The magazine selection in the outer waiting area at Godwin Zipf includes Popular Litigation, Modern Psychopathy, and Steamy Detective, deep in whose cover story it’s not till Boynt reaches and shakes him does Hicks realize he’s been immersed for a while.
"The villa dates from just after the War, when...Fiume had a reputation as a party town, fun-seekers converging from all over, whoopee of many persuasions, wide-open to nudists, vegetarians, coke-snorters, tricksters, pirates and runners of contraband, orgy-goers, fighters of after dark grenade duels, astounders of the bourgeoisie...
"For Daphne the villa is a place she would gladly have come 'home' to , even to live in."

'Spend your whole day around ice cream, you can begin to grow philosophical. You figure a state with two million dairy cows, a certain percent of that milk will be going into ice cream, nickel a cone, been that way forever. But it turns out there’s milk and then there’s milk. The kind you drink from a bottle is more expensive than the kind they use to make butter and cheese and ice cream out of. A two-price system is what they call it.
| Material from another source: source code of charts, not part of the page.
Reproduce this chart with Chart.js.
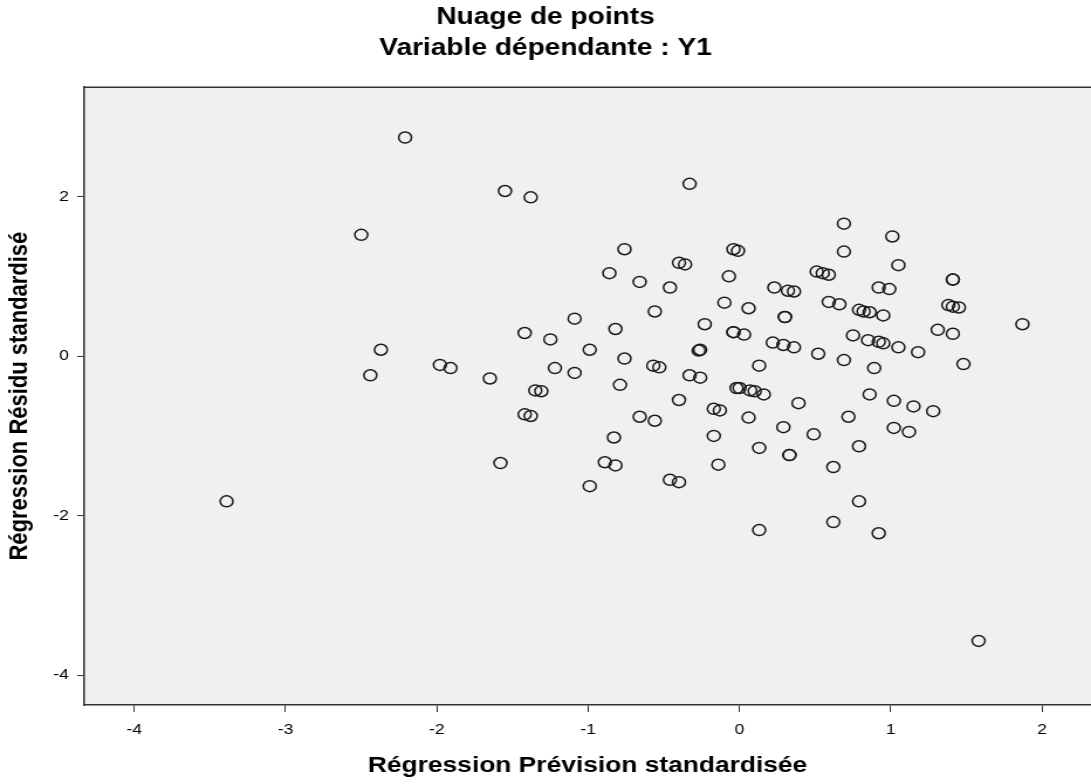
<!DOCTYPE html>
<html>
<head>
<meta charset="utf-8">
<script src="https://cdn.jsdelivr.net/npm/chart.js@4"></script>
<style>
  html, body { margin: 0; padding: 0; background: #fff; overflow: hidden; }
  /* the source image is stretched horizontally, so the canvas is too */
  #wrap { width: 1091px; height: 784px; overflow: hidden; }
  canvas { display: block; transform-origin: 0 0; }
</style>
</head>
<body>
<div id="wrap"><canvas id="scatterChart" width="932" height="784"></canvas></div>
<script>
    // Prévision standardisée (x) et résidu standardisé (y)
    const xPred = [
        -2.21, -2.50, -1.55, -1.38, -0.33, -2.37, -2.44, -3.39, -1.98, -1.91,
        -1.65, -1.58, -1.42, -1.42, -1.38, -1.35, -1.31, -1.25, -1.22, -1.09,
        -1.09, -0.99, -0.99, -0.89, -0.82, -0.83, -0.82, -0.86, -0.79, -0.76,
        -0.76, -0.66, -0.66, -0.56, -0.57, -0.53, -0.56, -0.46, -0.46, -0.40,
        -0.40, -0.40, -0.36, -0.33, -0.26, -0.27, -0.26, -0.23, -0.17, -0.17,
        -0.13, -0.14, -0.10, -0.07, -0.04, -0.04, 0.03, -0.04, -0.01, 0.00,
        -0.02, 0.06, 0.07, 0.10, 0.16, 0.06, 0.13, 0.13, 0.13, 0.23,
        0.22, 0.29, 0.36, 0.30, 0.30, 0.29, 0.33, 0.33, 0.32, 0.36,
        0.39, 0.49, 0.52, 0.51, 0.55, 0.59, 0.59, 0.66, 0.62, 0.62,
        0.69, 0.69, 0.69, 0.72, 0.75, 0.79, 0.82, 0.86, 0.79, 0.79,
        0.85, 0.92, 0.95, 0.86, 0.89, 0.92, 0.99, 0.92, 0.95, 1.01,
        1.02, 1.02, 1.05, 1.05, 1.12, 1.15, 1.18, 1.28, 1.31, 1.38,
        1.41, 1.45, 1.41, 1.41, 1.41, 1.48, 1.58, 1.87
    ];
    const yResid = [
        2.74, 1.52, 2.07, 1.99, 2.16, 0.08, -0.24, -1.82, -0.11, -0.15,
        -0.28, -1.34, 0.29, -0.73, -0.75, -0.43, -0.44, 0.21, -0.15, 0.47,
        -0.21, 0.08, -1.63, -1.33, -1.37, -1.02, 0.34, 1.04, -0.36, 1.34,
        -0.03, 0.93, -0.76, 0.56, -0.12, -0.14, -0.81, 0.86, -1.55, -1.58,
        -0.55, 1.17, 1.15, -0.24, -0.27, 0.07, 0.08, 0.40, -1.00, -0.66,
        -0.68, -1.36, 0.67, 1.00, 0.30, 0.30, 0.27, 1.34, 1.32, -0.40,
        -0.40, 0.60, -0.43, -0.44, -0.48, -0.77, -0.12, -1.15, -2.18, 0.86,
        0.17, 0.14, 0.11, 0.49, 0.49, -0.89, -1.24, -1.24, 0.82, 0.81,
        -0.59, -0.98, 0.03, 1.06, 1.04, 1.02, 0.68, 0.65, -1.39, -2.08,
        1.31, 1.66, -0.05, -0.76, 0.26, 0.58, 0.56, 0.55, -1.13, -1.82,
        0.20, 0.18, 0.16, -0.48, -0.15, 0.86, 0.84, -2.22, 0.51, 1.50,
        -0.56, -0.90, 0.11, 1.14, -0.95, -0.63, 0.05, -0.69, 0.33, 0.64,
        0.62, 0.61, 0.96, 0.96, 0.28, -0.10, -3.57, 0.40
    ];

    const xTicks = [-4, -3, -2, -1, 0, 1, 2];
    const yTicks = [-4, -2, 0, 2];

    const points = xPred.map((x, i) => ({ x: x, y: yResid[i] }));

    const fontFamily = '"Liberation Sans", Arial, sans-serif';

    const canvas = document.getElementById('scatterChart');
    canvas.style.width = canvas.width + 'px';
    canvas.style.height = canvas.height + 'px';
    canvas.style.transform = 'scaleX(' + (1091 / canvas.width) + ')';

    // fond gris de la zone de tracé + cadre du haut
    const plotFrame = {
        id: 'plotFrame',
        beforeDraw(chart) {
            const { ctx, chartArea: a } = chart;
            ctx.save();
            ctx.fillStyle = '#ffffff';
            ctx.fillRect(0, 0, chart.width, chart.height);
            ctx.fillStyle = '#f0f0f0';
            ctx.fillRect(a.left, a.top, a.right - a.left, a.bottom - a.top);
            ctx.restore();
        },
        afterDraw(chart) {
            const { ctx, chartArea: a } = chart;
            ctx.save();
            ctx.strokeStyle = '#333333';
            ctx.lineWidth = 1.5;
            ctx.beginPath();
            ctx.moveTo(a.left, a.top);
            ctx.lineTo(a.right, a.top);
            ctx.stroke();
            ctx.restore();
        }
    };

    new Chart(canvas.getContext('2d'), {
        type: 'scatter',
        data: {
            datasets: [{
                label: 'Résidu',
                data: points,
                pointStyle: 'circle',
                pointRadius: 5.5,
                pointHoverRadius: 5.5,
                pointBorderWidth: 1.5,
                borderColor: '#1a1a1a',
                backgroundColor: 'rgba(0,0,0,0)'
            }]
        },
        options: {
            responsive: false,
            animation: false,
            layout: { padding: 0, autoPadding: false },
            plugins: {
                legend: { display: false },
                tooltip: { enabled: false },
                title: {
                    display: true,
                    text: 'Nuage de points',
                    color: '#000',
                    font: { family: fontFamily, size: 24, weight: 'bold' },
                    padding: { top: 3, bottom: 2 }
                },
                subtitle: {
                    display: true,
                    text: 'Variable dépendante : Y1',
                    color: '#000',
                    font: { family: fontFamily, size: 24, weight: 'bold' },
                    padding: { top: 0, bottom: 24.6 }
                }
            },
            scales: {
                x: {
                    type: 'linear',
                    min: -4.332,
                    max: 2.323,
                    afterBuildTicks: (scale) => { scale.ticks = xTicks.map(v => ({ value: v })); },
                    afterFit: (scale) => {
                        scale.height = 79;
                        scale.paddingLeft = 0;
                        scale.paddingRight = 0;
                    },
                    grid: { drawOnChartArea: false, drawTicks: true, tickLength: 7, color: '#333', lineWidth: 1 },
                    border: { display: true, color: '#333', width: 1.5 },
                    ticks: {
                        color: '#000',
                        padding: 9,
                        maxRotation: 0,
                        font: { family: fontFamily, size: 15 }
                    },
                    title: {
                        display: true,
                        text: 'Régression Prévision standardisée',
                        color: '#000',
                        font: { family: fontFamily, size: 22.5, weight: 'bold' },
                        padding: { top: 2, bottom: 4.5 }
                    }
                },
                y: {
                    type: 'linear',
                    min: -4.373,
                    max: 3.371,
                    afterBuildTicks: (scale) => { scale.ticks = yTicks.map(v => ({ value: v })); },
                    afterFit: (scale) => {
                        scale.width = 71.8;
                        scale.paddingTop = 0;
                        scale.paddingBottom = 0;
                    },
                    grid: { drawOnChartArea: false, drawTicks: true, tickLength: 6, color: '#333', lineWidth: 1 },
                    border: { display: true, color: '#333', width: 1.5 },
                    ticks: {
                        color: '#000',
                        padding: 6.9,
                        font: { family: fontFamily, size: 15 }
                    },
                    title: {
                        display: true,
                        text: 'Régression Résidu standardisé',
                        color: '#000',
                        font: { family: fontFamily, size: 22, weight: 'bold' },
                        padding: { top: 3.9, bottom: 2 }
                    }
                }
            }
        },
        plugins: [plotFrame]
    });
</script>
</body>
</html>
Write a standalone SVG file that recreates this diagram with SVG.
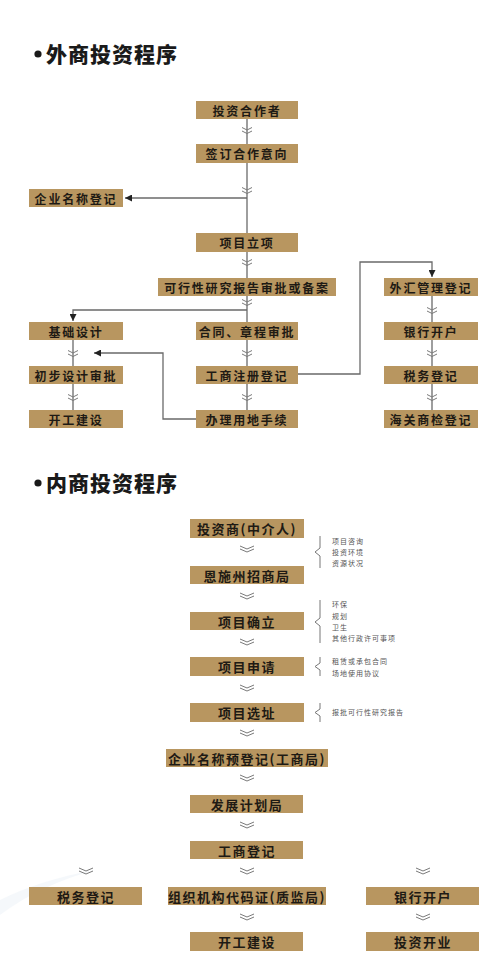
<svg xmlns="http://www.w3.org/2000/svg" width="500" height="967" viewBox="0 0 500 967">
<defs>
<style>
.box{fill:#b89660}
.t{font-family:"Noto Sans CJK SC","Noto Sans",sans-serif;font-weight:bold;font-size:12px;fill:#1e1a14;text-anchor:middle;dominant-baseline:central;letter-spacing:1.8px}
.t2{font-family:"Noto Sans CJK SC","Noto Sans",sans-serif;font-weight:bold;font-size:13px;fill:#1e1a14;text-anchor:middle;dominant-baseline:central;letter-spacing:1.5px}
.title{font-family:"Noto Sans CJK SC","Noto Sans",sans-serif;font-weight:900;font-size:21px;fill:#1a1a1a;letter-spacing:1px}
.side{font-family:"Noto Sans CJK SC","Noto Sans",sans-serif;font-size:7px;fill:#555;letter-spacing:1px}
.ln{fill:none;stroke:#6a6a6a;stroke-width:1.3}
.brace{fill:none;stroke:#777;stroke-width:1}
.chev{fill:none;stroke:#7a7a7a;stroke-width:1}
</style>
<marker id="ah" viewBox="0 0 10 10" refX="10" refY="5" markerWidth="7" markerHeight="7" markerUnits="userSpaceOnUse" orient="auto">
<path d="M0,0 L10,5 L0,10 Z" fill="#222"/>
</marker>
<symbol id="cv" overflow="visible"><path class="chev" d="M-5,-3.5 L0,-1 L5,-3.5 M-5,0 L0,2.5 L5,0"/></symbol>
<symbol id="cv2" overflow="visible"><path class="chev" d="M-7,-3 L0,0 L7,-3 M-7,0 L0,3 L7,0"/></symbol>
</defs>
<rect width="500" height="967" fill="#ffffff"/>
<path d="M0,900 Q40,880 95,870 Q40,885 0,915 Z" fill="#eef3f8" opacity="0.6"/>

<!-- Titles -->
<g id="title1"><circle cx="38" cy="54" r="3.6" fill="#1a1a1a"/><text class="title" x="46" y="62">外商投资程序</text></g>
<g id="title2"><circle cx="38" cy="483" r="3.6" fill="#1a1a1a"/><text class="title" x="46" y="491">内商投资程序</text></g>

<!-- Connectors -->
<g id="connectors">
<path class="ln" d="M247,119 V410"/>
<path class="ln" d="M247,198 H125" marker-end="url(#ah)"/>
<path class="ln" d="M247,310 H73 V321" marker-end="url(#ah)"/>
<path class="ln" d="M73,340 V410"/>
<path class="ln" d="M196,419 H163 V353 H94" marker-end="url(#ah)"/>
<path class="ln" d="M298,374 H360 V262 H432 V277" marker-end="url(#ah)"/>
<path class="ln" d="M432,296 V410"/>
<use href="#cv" x="247" y="131"/>
<use href="#cv" x="247" y="191"/>
<use href="#cv" x="247" y="263"/>
<use href="#cv" x="247" y="303"/>
<use href="#cv" x="247" y="354"/>
<use href="#cv" x="247" y="398"/>
<use href="#cv" x="73" y="354"/>
<use href="#cv" x="73" y="398"/>
<use href="#cv" x="432" y="311"/>
<use href="#cv" x="432" y="354"/>
<use href="#cv" x="432" y="398"/>

<use href="#cv2" x="247" y="549"/>
<use href="#cv2" x="247" y="596"/>
<use href="#cv2" x="247" y="642"/>
<use href="#cv2" x="247" y="688"/>
<use href="#cv2" x="247" y="733"/>
<use href="#cv2" x="247" y="778"/>
<use href="#cv2" x="247" y="825"/>
<use href="#cv2" x="247" y="871"/>
<use href="#cv2" x="86" y="871"/>
<use href="#cv2" x="423" y="871"/>
<use href="#cv2" x="247" y="917"/>
<use href="#cv2" x="423" y="917"/>
</g>

<!-- Top section nodes -->
<g id="n1"><rect class="box" x="196" y="101" width="102" height="18"/><text class="t" x="247" y="110">投资合作者</text></g>
<g id="n2"><rect class="box" x="196" y="144" width="102" height="19"/><text class="t" x="247" y="153.5">签订合作意向</text></g>
<g id="n3"><rect class="box" x="29" y="189" width="94" height="18"/><text class="t" x="76" y="198">企业名称登记</text></g>
<g id="n4"><rect class="box" x="196" y="233" width="102" height="19"/><text class="t" x="247" y="242.5">项目立项</text></g>
<g id="n5"><rect class="box" x="158" y="278" width="178" height="18"/><text class="t" x="247" y="287">可行性研究报告审批或备案</text></g>
<g id="n6"><rect class="box" x="29" y="322" width="94" height="18"/><text class="t" x="76" y="331">基础设计</text></g>
<g id="n7"><rect class="box" x="196" y="322" width="102" height="18"/><text class="t" x="247" y="331">合同、章程审批</text></g>
<g id="n8"><rect class="box" x="29" y="366" width="94" height="18"/><text class="t" x="76" y="375">初步设计审批</text></g>
<g id="n9"><rect class="box" x="196" y="366" width="102" height="18"/><text class="t" x="247" y="375">工商注册登记</text></g>
<g id="n10"><rect class="box" x="29" y="410" width="94" height="18"/><text class="t" x="76" y="419">开工建设</text></g>
<g id="n11"><rect class="box" x="196" y="410" width="102" height="18"/><text class="t" x="247" y="419">办理用地手续</text></g>
<g id="n12"><rect class="box" x="384" y="278" width="94" height="18"/><text class="t" x="431" y="287">外汇管理登记</text></g>
<g id="n13"><rect class="box" x="384" y="322" width="94" height="18"/><text class="t" x="431" y="331">银行开户</text></g>
<g id="n14"><rect class="box" x="384" y="366" width="94" height="18"/><text class="t" x="431" y="375">税务登记</text></g>
<g id="n15"><rect class="box" x="384" y="410" width="94" height="18"/><text class="t" x="431" y="419">海关商检登记</text></g>

<!-- Bottom section nodes -->
<g id="m1"><rect class="box" x="190" y="519" width="114" height="19"/><text class="t2" x="247" y="528.5">投资商(中介人)</text></g>
<g id="m2"><rect class="box" x="190" y="566" width="114" height="18"/><text class="t2" x="247" y="575">恩施州招商局</text></g>
<g id="m3"><rect class="box" x="190" y="612" width="114" height="18"/><text class="t2" x="247" y="621">项目确立</text></g>
<g id="m4"><rect class="box" x="190" y="657" width="114" height="19"/><text class="t2" x="247" y="666.5">项目申请</text></g>
<g id="m5"><rect class="box" x="190" y="703" width="114" height="19"/><text class="t2" x="247" y="712.5">项目选址</text></g>
<g id="m6"><rect class="box" x="166" y="749" width="162" height="18"/><text class="t2" x="247" y="758">企业名称预登记(工商局)</text></g>
<g id="m7"><rect class="box" x="190" y="795" width="113" height="18"/><text class="t2" x="247" y="804">发展计划局</text></g>
<g id="m8"><rect class="box" x="190" y="841" width="113" height="18"/><text class="t2" x="247" y="850">工商登记</text></g>
<g id="m9"><rect class="box" x="29" y="887" width="113" height="18"/><text class="t2" x="86" y="896">税务登记</text></g>
<g id="m10"><rect class="box" x="168" y="887" width="158" height="18"/><text class="t2" x="247" y="896">组织机构代码证(质监局)</text></g>
<g id="m11"><rect class="box" x="366" y="887" width="113" height="18"/><text class="t2" x="423" y="896">银行开户</text></g>
<g id="m12"><rect class="box" x="190" y="932" width="113" height="19"/><text class="t2" x="247" y="941.5">开工建设</text></g>
<g id="m13"><rect class="box" x="366" y="932" width="113" height="19"/><text class="t2" x="423" y="941.5">投资开业</text></g>

<!-- Side notes -->
<g id="note1">
<path class="brace" d="M320,536 V548 L315,552 L320,556 V568"/>
<text class="side" x="332" y="544">项目咨询</text>
<text class="side" x="332" y="555">投资环境</text>
<text class="side" x="332" y="566">资源状况</text>
</g>
<g id="note2">
<path class="brace" d="M320,600 V618 L315,622 L320,626 V643"/>
<text class="side" x="332" y="607">环保</text>
<text class="side" x="332" y="619">规划</text>
<text class="side" x="332" y="630">卫生</text>
<text class="side" x="332" y="641">其他行政许可事项</text>
</g>
<g id="note3">
<path class="brace" d="M320,657 V663 L315,666.5 L320,670 V676"/>
<text class="side" x="332" y="664">租赁或承包合同</text>
<text class="side" x="332" y="676">场地使用协议</text>
</g>
<g id="note4">
<path class="brace" d="M320,703 V709 L315,712.5 L320,716 V722"/>
<text class="side" x="332" y="715">报批可行性研究报告</text>
</g>
</svg>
Now we got syndicates of Bolshevik farmers looking to make it all one price, meaning the cost per scoop of ice cream goes up 70, 80 percent, next thing we’re looking at a dime cone, the banana split you thought you wanted goes up to 30, 40, 50 cents, no end in sight [...] It’s civil war. (15)Then, the confrontation quickens: “Even with prices brought down to where they are, that’s still a hell of a lot of milk—if those goldurn Bolshevik collectives would let us sell it, of course. Right now they’d rather block all the shipments and dump them trackside” (222). Later, the fear materializes into open Hitler-Trump style violence:
Seems revolution has broken out in the U.S., beginning in Wisconsin as a strike over the price per hundredweight that dairy farmers were demanding for milk, spreading across the region and soon the nation. Milk shipments hijacked and dumped at trackside, trees felled across roadways and set aflame to stop motor delivery, all-night sentinels, crossroads pickets, roundups, ambushes, bayonet charges, gunfire, casualties military and civilian […] The Red Hour has struck at last. Bankers, capitalists, club-fellows, Fascists locally and abroad ignore Bruno’s pleas, offer no aid or comfort, fail to return ship-to-shore phone calls, often too busy thrashing desperately themselves against the relentless vortex of a sinking world order, others relying on their faith in the realities of blood and soil, which never go away, to save them. […] There was a coup. Gang of millionaires including a couple of Roosevelt’s own Brain Trusters, like that Hugh Johnson. General MacArthur is in command now. (283)Of course the dairy capitalist lamenting the farmers’ activism got rich selling radioactive products: “Radio-Cheez was designed to stay fresh forever, in or out of the icebox, thanks to a secret, indeed obsessionally proprietary, radioactive ingredient” (83). By the time of the novel’s story, “Radio-Cheez dwindled to a strange afterlife among those who still claimed health benefits from the mysterious rays it continued to emit” (85), essentially the province of MAGA cultists who inject bleach instead of vaccines, their critical capacity afflicted by capitalist propaganda, making them unable to fend off either conspiracism or fascism.